C. Dynamiken des Staunens
Das wissenschaftliche "merveille" entkommt nicht der Banalisierung, wodurch die Dynamik des Staunens als Zyklus gesehen werden kann. Gibt es ein Modell für die Zirkulation wissenschaftlicher Motive zwischen gelehrtem- und poetischem Diskurs in Form? Wieviele Male kann eine wissenschaftliche Entdeckung in Versen zelebriert werden, bevor sie den Glanz des Neuen verliert? Mehrere Fälle sollen analysiert werden, um die entscheidende Rolle, die solche Zyklen in der Literarisierung der Wissenschaften und der Verwissenschaftlichung der Literatur gespielt haben, zu verdeutlichen.

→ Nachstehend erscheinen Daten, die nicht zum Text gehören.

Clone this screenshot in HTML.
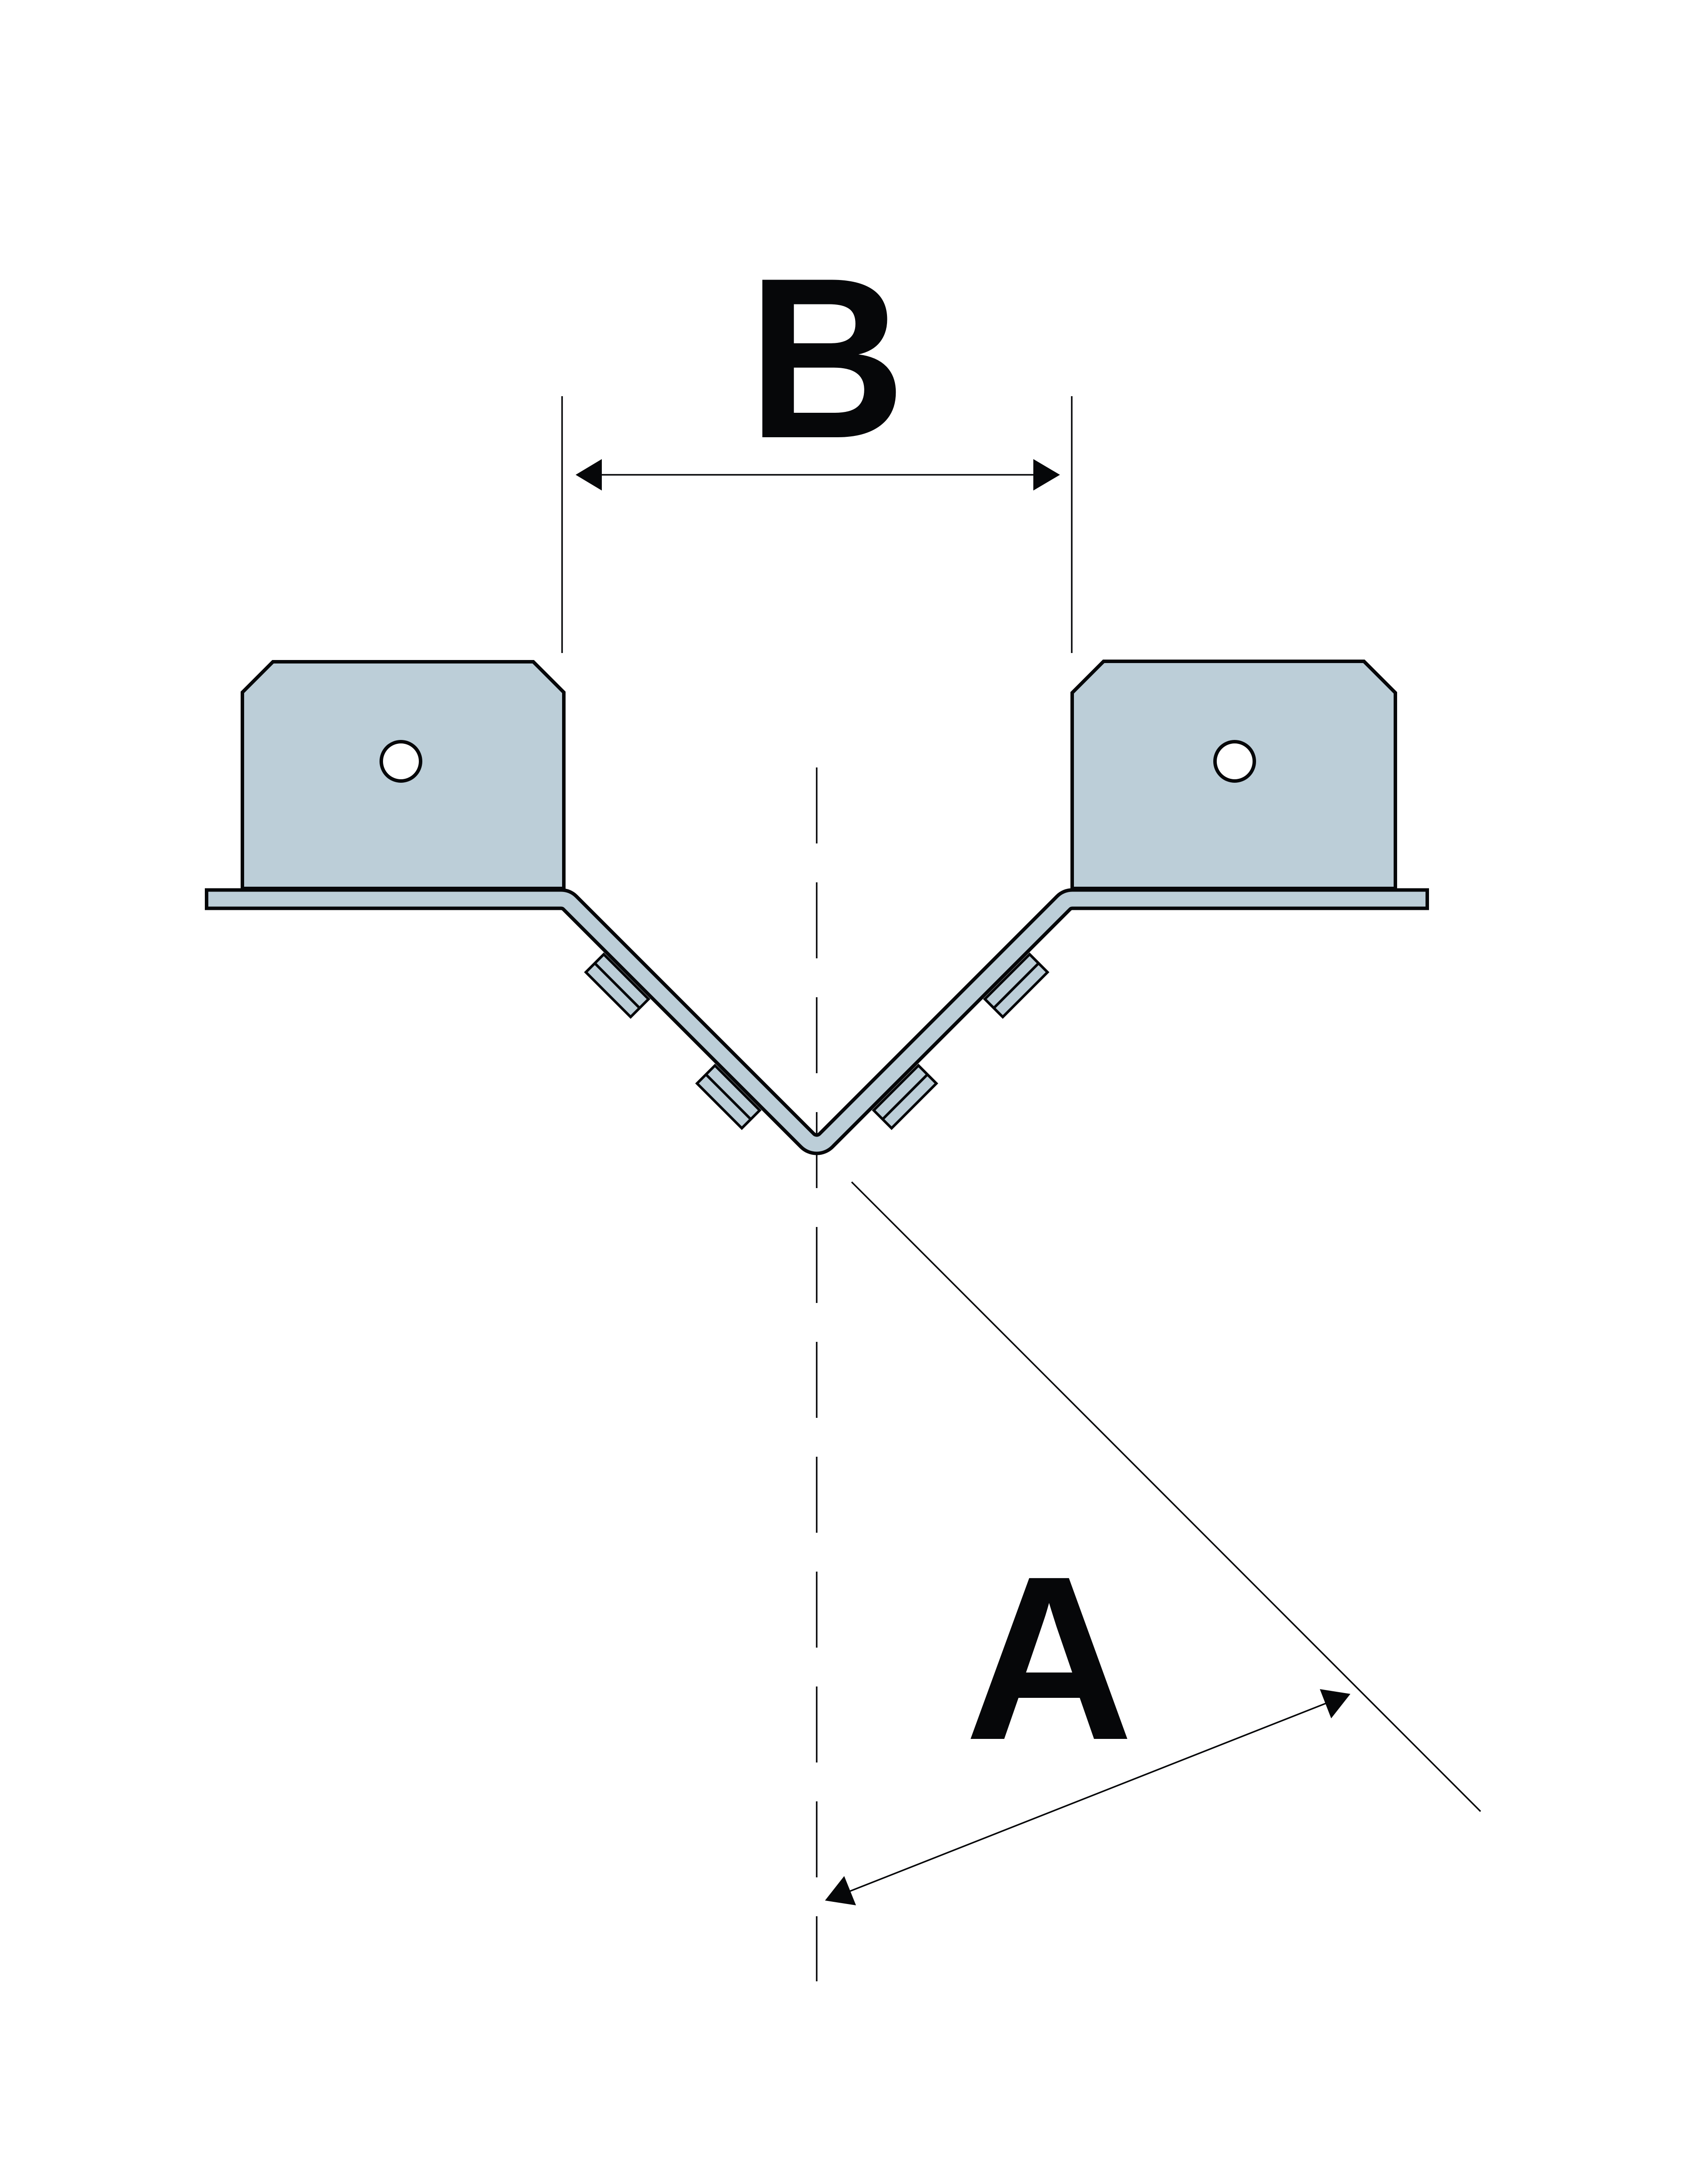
<!DOCTYPE html>
<html>
<head>
<meta charset="utf-8">
<style>
  html, body { margin: 0; padding: 0; background: #ffffff; }
  svg { display: block; }
</style>
</head>
<body>
<svg width="3849" height="5000" viewBox="0 0 3849 5000" xmlns="http://www.w3.org/2000/svg">
  <rect x="0" y="0" width="3849" height="5000" fill="#ffffff"/>

  <!-- Center (axis) line, dashed -->
  <line x1="1870" y1="1757" x2="1870" y2="4536" stroke="#060709" stroke-width="3.5" stroke-dasharray="174 89"/>

  <!-- Dimension B extension lines -->
  <line x1="1287" y1="907" x2="1287" y2="1495" stroke="#060709" stroke-width="3.5"/>
  <line x1="2454" y1="907" x2="2454" y2="1495" stroke="#060709" stroke-width="3.5"/>
  <!-- Dimension B line with arrowheads -->
  <line x1="1370" y1="1087" x2="2375" y2="1087" stroke="#060709" stroke-width="3.5"/>
  <polygon points="1318,1087 1378,1051 1378,1123" fill="#060709"/>
  <polygon points="2427,1087 2366,1051 2366,1123" fill="#060709"/>

  <!-- Diagonal extension line -->
  <line x1="1950" y1="2706" x2="3390" y2="4147" stroke="#060709" stroke-width="3.5"/>

  <!-- Dimension A line with arrowheads -->
  <line x1="1935" y1="4334" x2="3045" y2="3896" stroke="#060709" stroke-width="3.5"/>
  <polygon points="1889,4351 1933,4295 1960,4362" fill="#060709"/>
  <polygon points="3092,3878 3022,3867 3048,3934" fill="#060709"/>

  <!-- Left panel -->
  <path d="M555 2034 L555 1585 L625 1515 L1221 1515 L1291 1585 L1291 2034 Z" fill="#BCCED8" stroke="#060709" stroke-width="8" stroke-linejoin="miter"/>
  <circle cx="918" cy="1743" r="45" fill="#ffffff" stroke="#060709" stroke-width="8"/>

  <!-- Right panel -->
  <path d="M2455 2034 L2455 1586 L2527 1514 L3123 1514 L3195 1586 L3195 2034 Z" fill="#BCCED8" stroke="#060709" stroke-width="8" stroke-linejoin="miter"/>
  <circle cx="2827" cy="1743" r="45" fill="#ffffff" stroke="#060709" stroke-width="8"/>

  <!-- Bent plate: black outline then blue fill -->
  <path d="M469 2058.5 L1284.9 2058.5 A28 28 0 0 1 1304.7 2066.7 L1848.8 2610.8 A30 30 0 0 0 1891.2 2610.8 L2435.3 2066.7 A28 28 0 0 1 2455.1 2058.5 L3272 2058.5"
        fill="none" stroke="#060709" stroke-width="50" stroke-linecap="butt" stroke-linejoin="round"/>
  <path d="M477 2058.5 L1284.9 2058.5 A28 28 0 0 1 1304.7 2066.7 L1848.8 2610.8 A30 30 0 0 0 1891.2 2610.8 L2435.3 2066.7 A28 28 0 0 1 2455.1 2058.5 L3264 2058.5"
        fill="none" stroke="#BCCED8" stroke-width="34" stroke-linecap="butt" stroke-linejoin="round"/>

  <!-- Clips on left arm -->
  <g transform="translate(1870 2632) rotate(45)">
    <rect x="-661" y="28.5" width="145" height="58" fill="#BCCED8" stroke="#060709" stroke-width="6"/>
    <line x1="-661" y1="57.5" x2="-516" y2="57.5" stroke="#060709" stroke-width="6"/>
    <rect x="-301" y="28.5" width="145" height="58" fill="#BCCED8" stroke="#060709" stroke-width="6"/>
    <line x1="-301" y1="57.5" x2="-156" y2="57.5" stroke="#060709" stroke-width="6"/>
  </g>
  <!-- Clips on right arm (mirror) -->
  <g transform="translate(3740 0) scale(-1 1)">
    <g transform="translate(1870 2632) rotate(45)">
      <rect x="-661" y="28.5" width="145" height="58" fill="#BCCED8" stroke="#060709" stroke-width="6"/>
      <line x1="-661" y1="57.5" x2="-516" y2="57.5" stroke="#060709" stroke-width="6"/>
      <rect x="-301" y="28.5" width="145" height="58" fill="#BCCED8" stroke="#060709" stroke-width="6"/>
      <line x1="-301" y1="57.5" x2="-156" y2="57.5" stroke="#060709" stroke-width="6"/>
    </g>
  </g>

  <!-- Labels -->
  <text x="1712" y="1001" font-family="'Liberation Sans', Arial, sans-serif" font-weight="bold" font-size="524" fill="#060709" textLength="362" lengthAdjust="spacingAndGlyphs">B</text>
  <text x="2209" y="3981" font-family="'Liberation Sans', Arial, sans-serif" font-weight="bold" font-size="535" fill="#060709">A</text>
</svg>
</body>
</html>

Das Staunen kann als epistemologisches Hindernis im Sinn Bachelards gesehen werden, als ein vorwissenschaftliches Moment, wonach das rationale Verstehen den Wundereindruck aufhebt, oder als ein ausserhalb des Gegenstands der Wissenschaft anzusiedelndes Artefakt. Diese Standpunkte implizieren eine Kritik, die auf Werturteilen gründet und befördern eine Infragestellung der Instrumentalisierung des Staunens im Bereich der Popularisierung des Wissens.
Inwiefern spielte das Risiko der Banalisierung oder Falsifizierung staunenerregender Themen eine Rolle für die Substitution der Bewunderung (admiration) durch Unruhe und für eine thematische Aufwertung des Alltäglichen, d.h. des Abgedroschenen, geknüpft an die Forderung nach einer strikt stilistischen Fabrikation des Aussergewöhnlichen und des Staunens?
D. Literatur und Entomologie
Das von Thibaud Martinetti bearbeitete Dissertationsprojekt behandelt diese Fragen mit Blick auf ein spezielles Wissensgebiet, die Entomologie.